Not many members of the All-American Girls Professional Baseball League are still around today. The league lasted from 1943-'54, and was created by Phil Wrigley, owner of the Chicago Cubs, to keep ballparks busy after the U.S. had begun sending many of its Major League players to fight in World War II.
Twenty-five years ago, more Americans began learning about the league, when Hollywood released the movie, A League of Their Own. At that time, WUWM met three players from the old Racine Belles who had reconnected - Annastasia Batikis, Joyce Hill and Anna Mae Hutchison.
Today, Hill is 91, "Hutch" and "Stosh" are gone. Here is part of our 1992 conversation:
“You had a regular spring training just like the men do, and you had hours that you had to keep and because we were so different, they wanted us to make sure that we were very ladylike and not go out there looking like tomboys.
“So we got lessons in grooming and you learned how to put makeup on and you learned how to walk, and we wore the skirts and caps, and little pants underneath the skirts. “Some of us wore sliding pads, but you wore them a few times and you took them off – because they were in the way. You’d rather have the strawberry you got (from sliding),” Annastasia Batikis said.
“You would have done anything they said just to be able to play. How many would get an opportunity to play ball and get paid for it, in those days?
“I was making as much as I made at American Motors. I was making a dollar an hour working on airplane motors, and when I got my first (baseball) contract, it was like $45 a week, and that’s what I was making at American Motors. So why should I stay there, when I could go and do something I like?
“Besides, they paid all your expenses. When you traveled, they gave you meal money, except when you were in your hometown, then you lived with some family that took you in, and maybe you paid $5 a week for board,” Joyce Hill said.
Hill says the women played by the same rules and used the same equipment as the men, although the field was somewhat shortened.
“The fences weren’t quite as far as the men’s fences, but they were 300 feet or more to right and left (fields) and maybe 350-375 ft. to center,” Hill said.
“They always kept our base paths shorter than men’s regulation, and the pitching distance was shorter, so it would be girls’ baseball instead of regulation baseball,” added Anna Mae Hutchison.
“Another thing that’s important – our managers and coaches were all former big league ball players or had a lot of experience in the baseball field. We didn’t just have anybody as our coaches,” said Batikis.

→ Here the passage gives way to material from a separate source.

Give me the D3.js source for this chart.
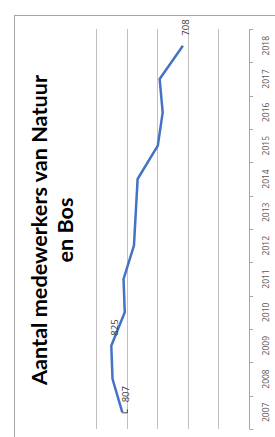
<!DOCTYPE html>
<html><head><meta charset="utf-8">
<script src="https://cdn.jsdelivr.net/npm/d3@7"></script>
<style>html,body{margin:0;padding:0;background:#fff;overflow:hidden}</style>
</head><body>
<script>
const years = ["2007","2008","2009","2010","2011","2012","2013","2014","2015","2016","2017","2018"];
const values = [807, 823, 825, 803, 805, 788, 785, 782, 749, 741, 746, 708];
const labelYears = ["2007","2009","2018"];
const gridValues = [650, 700, 750, 800, 850];
const titleLines = ["Aantal medewerkers van Natuur", "en Bos"];

const W = 275, H = 437;
const svg = d3.select("body").append("svg").attr("width", W).attr("height", H);
svg.append("rect").attr("width", W).attr("height", H).attr("fill", "#fff");

// chart frame (cropped)
svg.append("rect").attr("x", 14.5).attr("y", 15.5).attr("width", 400).attr("height", 600)
  .attr("fill", "none").attr("stroke", "#a6a6a6").attr("stroke-width", 1);

// value axis runs right->left (chart rotated 90° CCW)
const x = d3.scaleLinear().domain([600, 850]).range([249, 96]);
const y = d3.scaleBand().domain(years).range([429, 29]).padding(0);
const cy = d => y(d) + y.bandwidth() / 2;

// gridlines
svg.append("g").selectAll("line").data(gridValues).join("line")
  .attr("x1", d => Math.round(x(d)) + 0.5).attr("x2", d => Math.round(x(d)) + 0.5)
  .attr("y1", 29).attr("y2", 429)
  .attr("stroke", "#c0c0c0").attr("stroke-width", 1);

// category axis
const ax = svg.append("g");
const axX = Math.round(x(600)) + 0.5;
ax.append("line").attr("x1", axX).attr("x2", axX).attr("y1", 29).attr("y2", 429)
  .attr("stroke", "#a6a6a6");
const tickPos = years.map(d => y(d)).concat([y(years[0]) + y.bandwidth()]);
ax.selectAll("line.t").data(tickPos).join("line").attr("class", "t")
  .attr("x1", axX).attr("x2", axX + 3.5)
  .attr("y1", d => Math.round(d) + 0.5).attr("y2", d => Math.round(d) + 0.5)
  .attr("stroke", "#a6a6a6");
ax.selectAll("text").data(years).join("text")
  .attr("transform", d => `translate(269,${cy(d)}) rotate(-90)`)
  .attr("text-anchor", "middle")
  .attr("font-family", "Open Sans, Liberation Sans, sans-serif")
  .attr("font-size", 8.5).attr("fill", "#595959")
  .text(d => d);

// line
const line = d3.line().x((d, i) => x(d)).y((d, i) => cy(years[i]));
svg.append("path").datum(values).attr("d", line)
  .attr("fill", "none").attr("stroke", "#4472C4").attr("stroke-width", 2.5)
  .attr("stroke-linejoin", "round");

// data labels
const lab = svg.append("g");
labelYears.forEach(yr => {
  const i = years.indexOf(yr);
  const px = x(values[i]), py = cy(yr);
  lab.append("text")
    .attr("transform", `translate(${px + 3},${py - 10}) rotate(-90)`)
    .attr("text-anchor", "start").attr("dominant-baseline", "central")
    .attr("font-family", "Open Sans, Liberation Sans, sans-serif")
    .attr("font-size", 9.5).attr("fill", "#404040")
    .text(values[i]);
});
// small leader line at first point
{
  const px = x(values[0]), py = cy(years[0]);
  lab.append("path").attr("d", `M${px},${py + 0.5}H${px + 5}V${py - 3}`)
    .attr("fill", "none").attr("stroke", "#404040").attr("stroke-width", 1);
}

// title (rotated)
const tg = svg.append("g").attr("transform", "translate(46.5,230) rotate(-90)");
const tt = tg.selectAll("text").data(titleLines).join("text")
  .attr("x", 0).attr("y", (d, i) => i * 26)
  .attr("text-anchor", "middle")
  .attr("font-family", "Lato, Open Sans, sans-serif").attr("font-weight", "bold")
  .attr("font-size", 20).attr("fill", "#000")
  .text(d => d);
const w0 = tt.nodes()[0].getComputedTextLength();
const fs = Math.min(22, 20 * 310 / w0);
tt.attr("font-size", fs);
</script>
</body></html>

“After we had spring training for a week or two, then we took a tour through the south and two different teams from the league would go through cities and play each other. Sometimes were were in parades. They treated us like we were heroes or some crazy thing, (even though) we didn’t feel like it,” Hill recalled.
Hill estimates that the league drew 5,000 fans to many of its games.
“We filled the stands most of the time, day and night. We played just about every night, and on Sundays, there were two games,” Batikis said.
“The girls who played in those days were terrific. The pitching, everything, was just super,” Hill said.
The athletes in the All-American Girls Professional Baseball League also created their own song. It was nearly instant recall for the three Racine Belles, back in 1992:
“For we’re the members of the All-American League, we come from cities near and far. We’ve got Canadians, Irishmen and Swedes, we all for one, we’re one for all, we’re all Americans. “Each girl stands, her head so proudly high, her motto do or die, she’s not just the one to need or use an alibi. Chaperones are not too soft, they’re not too tough, our managers are on the ball. We’ve got a president who really knows his stuff, we’re all for one, we’re one for all, we’re all Americans.”